Hemen hemen herkesin bildiği gibi disk hernileri -toplumun genel kullanım dilindeki “bel fıtıkları”-, nerede ise sosyete hastalığı olup çıkmış da bizim haberimiz yokmuş.
Bel ağrısından muzdarip kimi görsem, muayene olduğu beyin cerrahının kendisinde bel fıtığı olduğunu, ameliyat olması ve platinlerle(!) de bel bölgesinin desteklenerek güçlendirilmesi gerektiğini söylediğini ifade ettiklerine ve bu hususta benim de fikrimi almak istediklerine şahit oluyorum.
Bunca yıllık beyin cerrrahisi alanındaki tecrübelerime karşılık, ne acıdır ki, bel fıtığı tedavisinde bölgeden bölgeye, kişiden kişiye, şehirden şehire, hekimden hekime ve hatta hastaneden hastaneye çok değişik ve farklı cerrahi-tıbbi tedavi modaliteleri sergilendiğini öğreniyorum.
Onbeş dakikası bilmem ne kadar (aslında ben çok iyi biliyorum da…!) TL artı KDV olan televizyon sağlık(!) programlarında, hayatı boyunca tıp fakültelerinin kapısından değil girme, önünden geçme hakkına bile sahip olamamış şarlatan sahtekârların, “köpeksiz köy bulup değneksiz gezen”ler misali, kanserden tutun da ölüm hariç (Aslında ölüme de çare bulmuşlar da, ifşa etmek için yer ve zamanın müsait olmasını bekliyorlar!), böbrek ve kalp nakline, beyin kanamasına kadar her türlü hastalığı otlarla ve taşlarla garantili tedavi(!) ettiklerini iddia eden, mucizeleryaratan hekim müsveddeleri bir yana, her bel ağrısı şikâyeti olana, müracaat edilen hekimin uzmanlık ve ilgi alanına, yaşına ve hatta çalıştığı hastanenin statüsüne göre akla hayale gelmeyen tedavi ya da cerrahi tedavi yöntemlerinin teklif edildiğine hayretle şahit oluyorum.

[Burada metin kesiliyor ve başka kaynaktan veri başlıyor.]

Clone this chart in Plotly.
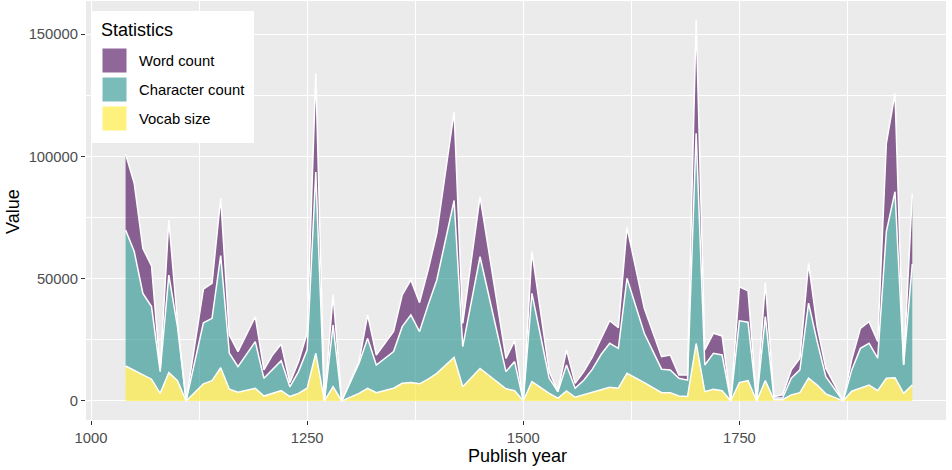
import plotly.graph_objects as go

years = [1040, 1050, 1060, 1070, 1080, 1090, 1100, 1110, 1130, 1140, 1150, 1160, 1170,
         1190, 1200, 1210, 1220, 1230, 1240, 1250, 1260, 1270, 1280, 1290, 1310, 1320,
         1330, 1350, 1360, 1370, 1380, 1390, 1400, 1420, 1430, 1450, 1480, 1490, 1500,
         1510, 1530, 1540, 1550, 1560, 1570, 1580, 1590, 1600, 1610, 1620, 1640, 1660,
         1670, 1680, 1690, 1700, 1710, 1720, 1730, 1740, 1750, 1760, 1770, 1780, 1790,
         1800, 1810, 1820, 1830, 1840, 1850, 1870, 1880, 1890, 1900, 1910, 1920, 1930,
         1940, 1950]

vocab_size = [14300, 12500, 10700, 8900, 3100, 11600, 8300, 0, 7000, 8300, 13600, 4800, 3600,
              5200, 2000, 3100, 4200, 1800, 3100, 5200, 19500, 0, 5800, 0, 3100, 5200,
              3400, 5200, 7200, 7500, 7000, 8900, 11300, 17800, 5800, 13300, 5000, 4200, 0,
              7900, 3100, 1100, 4100, 1500, 2500, 3500, 4500, 5600, 5200, 11300, 7500, 3400,
              3400, 2000, 1800, 23500, 3800, 4800, 4200, 0, 7500, 8300, 0, 8300, 500,
              500, 2500, 3400, 9300, 6500, 2900, 0, 4000, 5200, 6500, 4200, 9300, 9500,
              3100, 6500]

character_count = [55600, 48600, 33300, 29700, 8900, 39900, 22100, 0, 25000, 25500, 45900, 14700, 10400,
                   19100, 7300, 9600, 12300, 4000, 8900, 15700, 74100, 0, 25200, 0, 12300, 20400,
                   11300, 15000, 23200, 27700, 21400, 30400, 38200, 64200, 16400, 45700, 7000, 11900, 0,
                   36100, 6200, 2700, 10600, 3700, 6000, 9500, 14500, 18000, 16300, 38900, 20200, 9600,
                   9300, 7300, 6700, 86000, 10900, 14700, 14600, 0, 25300, 23900, 0, 26200, 700,
                   700, 6800, 9300, 30700, 17800, 7000, 0, 8700, 16300, 17100, 13300, 60000, 76100,
                   11600, 49500]

word_count = [31100, 27900, 18400, 16600, 700, 22500, 2000, 0, 13700, 14300, 23500, 7500, 6200,
              10200, 3400, 6100, 6800, 1700, 4000, 6800, 40400, 0, 12400, 0, 700, 9600,
              4100, 8200, 13000, 14300, 11800, 14300, 19100, 36300, 9500, 24600, 5400, 8600, 0,
              17100, 2700, 0, 6200, 2000, 3500, 5000, 6500, 9200, 8500, 20800, 10200, 5100,
              6100, 1300, 2100, 46300, 6200, 8200, 7800, 0, 13900, 12800, 0, 13900, 600,
              1300, 3400, 4800, 16300, 6100, 3500, 0, 4300, 8200, 8800, 6800, 36100, 40200,
              0, 28700]

series_names = ["Word count", "Character count", "Vocab size"]
x_ticks = [1000, 1250, 1500, 1750]
y_ticks = [0, 50000, 100000, 150000]

fills = {
    "Word count": "rgba(68,1,84,0.6)",
    "Character count": "rgba(33,144,140,0.6)",
    "Vocab size": "rgba(253,231,37,0.6)",
}

fig = go.Figure()
# bottom to top: Vocab, Character, Word
for name, vals in [("Vocab size", vocab_size), ("Character count", character_count),
                   ("Word count", word_count)]:
    fig.add_trace(go.Scatter(
        x=years, y=vals, name=name, mode="lines", stackgroup="one",
        line=dict(color="white", width=1.5), fillcolor=fills[name],
        showlegend=False, hoverinfo="x+y+name",
    ))

W, H = 952, 470
ML, MR, MT, MB = 86, 6, 1, 50
PW, PH = W - ML - MR, H - MT - MB

def px(x):
    return (x - ML) / PW

def py(y):
    return 1 - (y - MT) / PH

shapes = [dict(type="rect", xref="paper", yref="paper", x0=px(91), x1=px(254),
               y0=py(143), y1=py(11), fillcolor="white", line=dict(width=0), layer="above")]
annotations = [dict(text="Statistics", xref="paper", yref="paper", x=px(99), y=py(30),
                    xanchor="left", yanchor="middle", showarrow=False,
                    font=dict(size=18, color="black")),
               dict(text="Publish year", xref="paper", yref="paper", x=px(517), y=py(456),
                    xanchor="center", yanchor="middle", showarrow=False,
                    font=dict(size=18, color="black")),
               dict(text="Value", xref="paper", yref="paper", x=px(13), y=py(212),
                    xanchor="center", yanchor="middle", showarrow=False, textangle=-90,
                    font=dict(size=18, color="black"))]
key_tops = [48, 77, 106]
for name, top in zip(series_names, key_tops):
    shapes.append(dict(type="rect", xref="paper", yref="paper", x0=px(102), x1=px(127),
                       y0=py(top + 25), y1=py(top), fillcolor=fills[name],
                       line=dict(color="white", width=1), layer="above"))
    annotations.append(dict(text=name, xref="paper", yref="paper", x=px(137),
                            y=py(top + 13), xanchor="left", yanchor="middle",
                            showarrow=False, font=dict(size=14.8, color="black")))

fig.update_layout(
    width=W, height=H,
    margin=dict(l=ML, r=MR, t=MT, b=MB, pad=0, autoexpand=False),
    paper_bgcolor="white", plot_bgcolor="#EBEBEB",
    font=dict(family="Liberation Sans, Arial, sans-serif", size=14.8, color="#4D4D4D"),
    shapes=shapes, annotations=annotations,
    showlegend=False,
)
fig.update_xaxes(
    range=[994.2, 1989.0], tickvals=x_ticks, ticktext=[str(v) for v in x_ticks],
    automargin=False,
    showgrid=True, gridcolor="white", gridwidth=1.2,
    minor=dict(dtick=125, tick0=1000, showgrid=True, gridcolor="white", gridwidth=0.6, ticks=""),
    ticks="outside", ticklen=4, tickcolor="#333333", tickwidth=1,
    zeroline=False, showline=False,
    tickfont=dict(size=14.8, color="#4D4D4D"),
)
fig.update_yaxes(
    range=[-7790, 163600], tickvals=y_ticks, ticktext=[str(v) for v in y_ticks],
    automargin=False,
    showgrid=True, gridcolor="white", gridwidth=1.2,
    minor=dict(dtick=25000, tick0=0, showgrid=True, gridcolor="white", gridwidth=0.6, ticks=""),
    ticks="outside", ticklen=4, tickcolor="#333333", tickwidth=1,
    zeroline=False, showline=False,
    tickfont=dict(size=14.8, color="#4D4D4D"),
)

fig.write_html(
    "out.html",
    config={"displayModeBar": False},
    post_script="document.body.style.margin='0';document.body.style.overflow='hidden';",
)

Oysaki, genel olarak bel ağrılarının çok az bir kısmının sebebi bel fıtığı olabilir. Gerek klinik gerekse tetkikler sonucu teşhis edilen bel fıtıklarının yüzde 85’i, hatta 90’ının -kendiliğinden düzelenler hariç-, ameliyata gereksinim göstermeden, uygun tıbbi tedavi ile düzelebileceği, ancak yüzde 10’luk bir diliminin cerrahi müdahale gerektireceği hakikati gözardı edilerek, bel ağrısı olanlara, bazen farklı düşünce ve emeller çerçevesinde hareket edilerek “bel fıtığı” yaftası ile şeytanın bile aklına gelmeyecek ekstrem tedavi planları ve cerrahi yöntemler teklif edilmekte ve maalesef uygulanmaktadır.
Bu husus Sinir Sistemi Cerrahisi Derneğinin 25-28 Ekim 2014 tarihleri arasında düzenlediği X. Bilimsel Kongresi’nde de detaylı olarak tartışılmış, gerek teşhis ve gerekse tedavi planları üzerinde durulmuş, meslektaşlarımızın daha hassas davranmaları konusunda fikir birliğine varılmıştır. Her bel fıtığı ameliyatında, stabilizasyon dediğimiz, halk dili ile “platin takılması”nın da kabul edilemez olduğunu ifade etmek isterim.
Bu arada, kâğıt üzerinden tayin ile hiç gitmediği ve görmediği bir şehre, bir kurum ve kuruluşa atanıp, hiç vakit kaybetmeden, akabinde geçici görevlendirme ile eski makamına avdet edenlerin, buna sebep olanların, insanları ahmak yerine koyanların ve hinuhacette kendisine veya aile efradına teklif edemeyeceği bir tedavi planını ve cerrahi müdahaleyi başka hastalara rahatlıkla önerebilen hekimlerin, rahat uyuyup uyuyamadıklarını da merak etmiyor değilim.
Biz yine KKNHHK kıvamında, BİR NİHAN SEVDA isimli (Ya Hayy!, Ötüken Yayınları, İstanbul 2014) bir rubai paylaşalım.
BİR NİHÂN SEVDÂ
(Fâilâtün Fâilâtün Fâilâtün Fâilün)
Bir nihân sevdâya düştük, sırrımız gelmez dile.
Dil yanar aşkıyla lâkin, istemez imdat bile.
Sîne nâlan amma, hep Âlem bizi handân sanır.
Var mı vuslat hiç bilinmez varmadan son menzile.